# [WHAT TO DO]
Don't include pictures. Quote the lines below from the first through the line that contains "const totals = years.map((y, i)".

====

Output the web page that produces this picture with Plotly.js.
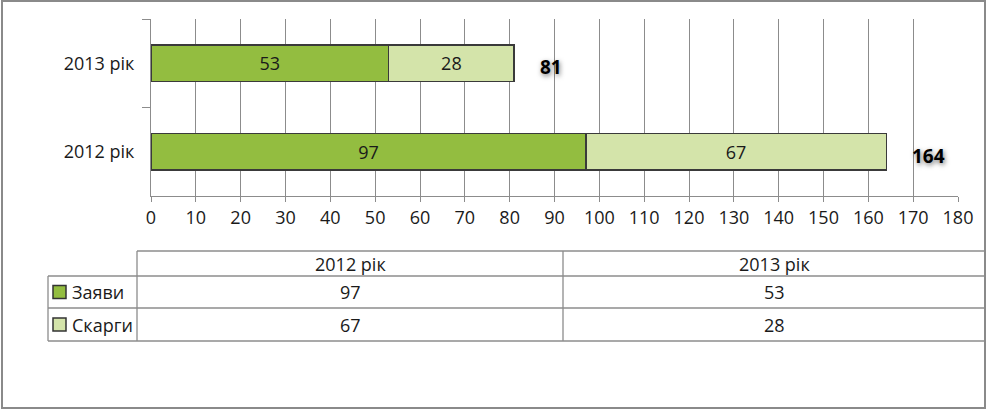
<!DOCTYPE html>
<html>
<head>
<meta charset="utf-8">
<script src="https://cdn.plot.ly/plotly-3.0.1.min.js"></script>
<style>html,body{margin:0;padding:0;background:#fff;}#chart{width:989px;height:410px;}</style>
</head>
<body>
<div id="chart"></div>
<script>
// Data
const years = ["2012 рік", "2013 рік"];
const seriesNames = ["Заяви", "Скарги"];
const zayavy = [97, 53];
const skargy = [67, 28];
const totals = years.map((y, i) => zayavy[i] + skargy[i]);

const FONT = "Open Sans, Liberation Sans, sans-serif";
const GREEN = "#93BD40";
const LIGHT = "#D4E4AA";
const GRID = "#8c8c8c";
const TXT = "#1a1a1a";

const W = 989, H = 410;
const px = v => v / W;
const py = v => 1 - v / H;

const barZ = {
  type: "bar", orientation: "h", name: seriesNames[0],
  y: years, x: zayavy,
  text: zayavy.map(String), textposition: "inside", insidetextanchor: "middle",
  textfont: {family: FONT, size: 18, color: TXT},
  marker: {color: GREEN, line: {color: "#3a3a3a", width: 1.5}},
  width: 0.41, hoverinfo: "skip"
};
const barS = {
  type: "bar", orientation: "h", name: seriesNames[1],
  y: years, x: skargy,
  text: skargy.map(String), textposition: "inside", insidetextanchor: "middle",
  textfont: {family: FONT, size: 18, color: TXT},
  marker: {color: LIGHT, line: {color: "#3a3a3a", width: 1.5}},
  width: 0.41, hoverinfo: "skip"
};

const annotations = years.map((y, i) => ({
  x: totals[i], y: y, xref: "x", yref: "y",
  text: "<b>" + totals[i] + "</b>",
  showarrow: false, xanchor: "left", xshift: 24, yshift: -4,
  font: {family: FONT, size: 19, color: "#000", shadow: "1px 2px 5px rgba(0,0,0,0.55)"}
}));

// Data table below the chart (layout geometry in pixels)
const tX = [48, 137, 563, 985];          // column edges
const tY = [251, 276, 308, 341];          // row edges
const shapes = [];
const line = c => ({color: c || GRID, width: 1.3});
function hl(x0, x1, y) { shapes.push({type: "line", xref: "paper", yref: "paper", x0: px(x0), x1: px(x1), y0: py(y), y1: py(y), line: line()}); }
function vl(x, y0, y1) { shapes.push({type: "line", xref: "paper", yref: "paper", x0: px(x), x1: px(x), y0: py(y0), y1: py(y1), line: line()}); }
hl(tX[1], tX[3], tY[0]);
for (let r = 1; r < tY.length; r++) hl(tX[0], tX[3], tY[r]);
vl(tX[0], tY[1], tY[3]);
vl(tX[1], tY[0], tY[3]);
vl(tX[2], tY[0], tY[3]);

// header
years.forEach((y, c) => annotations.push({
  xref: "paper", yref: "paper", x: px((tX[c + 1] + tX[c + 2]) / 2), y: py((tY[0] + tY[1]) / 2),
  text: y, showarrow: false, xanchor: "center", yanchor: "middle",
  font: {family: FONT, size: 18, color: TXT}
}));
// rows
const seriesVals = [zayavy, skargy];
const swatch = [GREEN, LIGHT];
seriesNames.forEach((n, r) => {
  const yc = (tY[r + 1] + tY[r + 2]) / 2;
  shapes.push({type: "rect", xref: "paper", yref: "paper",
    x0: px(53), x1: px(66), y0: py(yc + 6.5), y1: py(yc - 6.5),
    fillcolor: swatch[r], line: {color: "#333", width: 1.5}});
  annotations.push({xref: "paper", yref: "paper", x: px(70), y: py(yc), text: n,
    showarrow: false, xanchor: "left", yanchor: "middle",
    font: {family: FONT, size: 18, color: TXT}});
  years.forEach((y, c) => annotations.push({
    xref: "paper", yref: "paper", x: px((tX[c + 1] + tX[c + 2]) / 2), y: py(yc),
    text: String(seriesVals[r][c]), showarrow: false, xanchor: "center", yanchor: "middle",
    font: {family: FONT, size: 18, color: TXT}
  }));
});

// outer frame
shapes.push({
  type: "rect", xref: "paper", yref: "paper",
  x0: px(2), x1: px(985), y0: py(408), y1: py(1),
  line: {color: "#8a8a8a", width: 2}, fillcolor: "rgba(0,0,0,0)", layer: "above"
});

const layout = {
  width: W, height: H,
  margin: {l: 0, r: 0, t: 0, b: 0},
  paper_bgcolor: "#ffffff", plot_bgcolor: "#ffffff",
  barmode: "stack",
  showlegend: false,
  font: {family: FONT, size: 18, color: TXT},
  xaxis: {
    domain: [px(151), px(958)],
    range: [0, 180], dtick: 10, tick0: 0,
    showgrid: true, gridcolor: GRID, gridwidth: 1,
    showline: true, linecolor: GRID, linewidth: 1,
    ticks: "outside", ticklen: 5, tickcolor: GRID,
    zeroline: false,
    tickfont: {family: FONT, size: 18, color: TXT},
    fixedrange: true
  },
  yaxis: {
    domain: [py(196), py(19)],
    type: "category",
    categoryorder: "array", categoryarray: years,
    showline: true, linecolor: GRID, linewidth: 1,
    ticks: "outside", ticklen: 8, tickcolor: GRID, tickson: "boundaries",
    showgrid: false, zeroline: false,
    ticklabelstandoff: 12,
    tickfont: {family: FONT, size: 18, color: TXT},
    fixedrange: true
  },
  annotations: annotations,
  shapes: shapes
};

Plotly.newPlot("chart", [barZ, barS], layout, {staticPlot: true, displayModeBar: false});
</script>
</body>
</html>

====

# [FINAL RESULT]
Output the web page that produces this picture with Plotly.js.
<!DOCTYPE html>
<html>
<head>
<meta charset="utf-8">
<script src="https://cdn.plot.ly/plotly-3.0.1.min.js"></script>
<style>html,body{margin:0;padding:0;background:#fff;}#chart{width:989px;height:410px;}</style>
</head>
<body>
<div id="chart"></div>
<script>
// Data
const years = ["2012 рік", "2013 рік"];
const seriesNames = ["Заяви", "Скарги"];
const zayavy = [97, 53];
const skargy = [67, 28];
const totals = years.map((y, i) => zayavy[i] + skargy[i]);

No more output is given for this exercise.